Right-leaning political parties such as the DA and IFP demonstrate a deep understanding of the gravity of political power and exhibit adeptness in leveraging it to promote their ideological agendas.

Their approach is characterised by precision, organisation, clarity of purpose, and unwavering focus on its advancement. Conversely, the left struggles to rise to similar levels of strategic dexterity.

Both the MKP and the EFF frequently display disruptive behaviour instead of exemplifying the qualities expected of leaders by the South African populace. In the words of Lenin, they are demonstrating ‘reactionary’ tendencies and promoting the ‘worst kind of opportunism and social treachery’.

The MKP consistently uses the threat of violence as a means of coercion.

Instead of offering constructive solutions to the current quagmire, it continuously presents obstacles in an immature manner.

Its actions aim to destabilise the functioning of the Parliament and the government, as evidenced by its decision to abstain from participating in the first session of Parliament.

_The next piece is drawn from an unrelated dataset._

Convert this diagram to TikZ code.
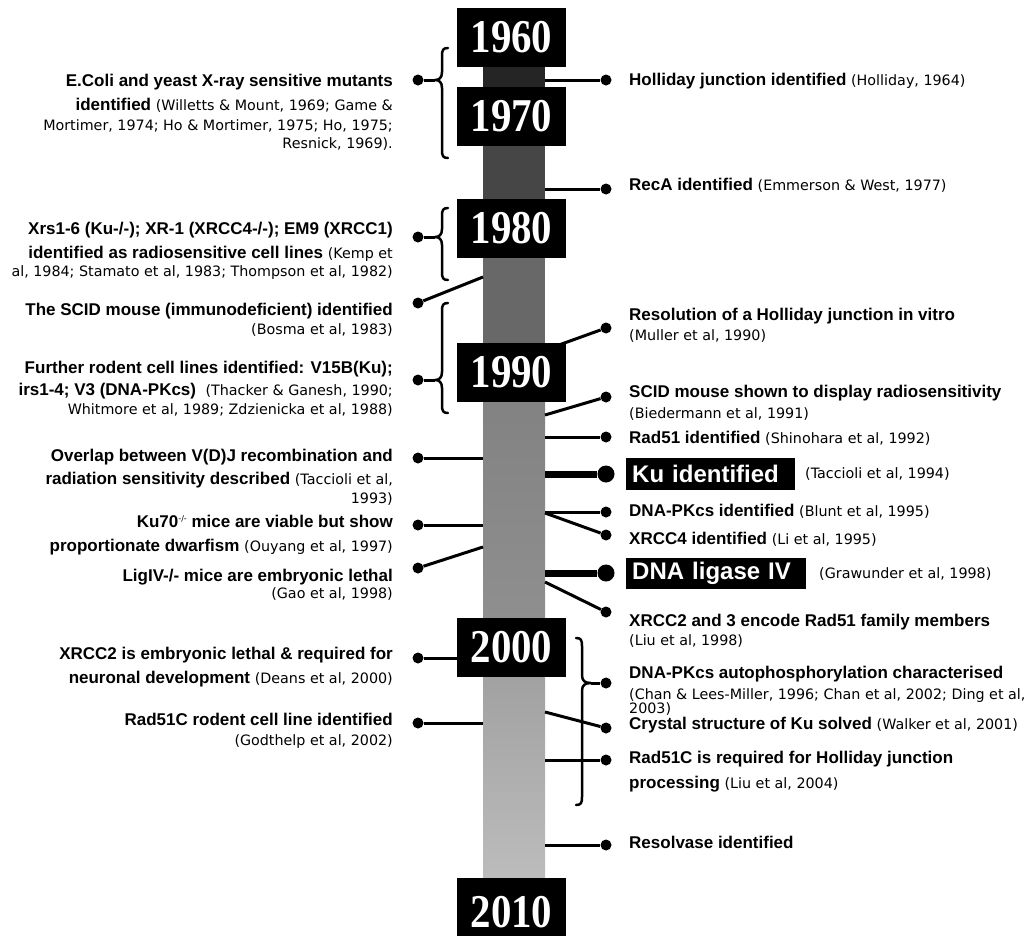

The EFF has failed to rise above projecting itself as the ANC’s kindergarten.

Despite gaining significant support from South African voters, they have often struggled to transcend the perception of being a disruptive force rather than a constructive political entity.

This has been exemplified by instances in which the party has resorted to tactics resembling those of a petulant child when faced with adversity.

The effective functioning of leadership and governance is imperative.

The ANC cannot afford to delay its responsibilities while awaiting the MKP and EFF to assume their roles as serious leaders of the nation.

In the absence of a timely display of maturity on their part, the ANC may have no alternative but to form a governance alliance with right-leaning political entities.

If South Africa were to be governed by a right-wing coalition, the left would have no one to blame but itself.

Dr Reneva Fourie is a policy analyst specialising in governance, development and security.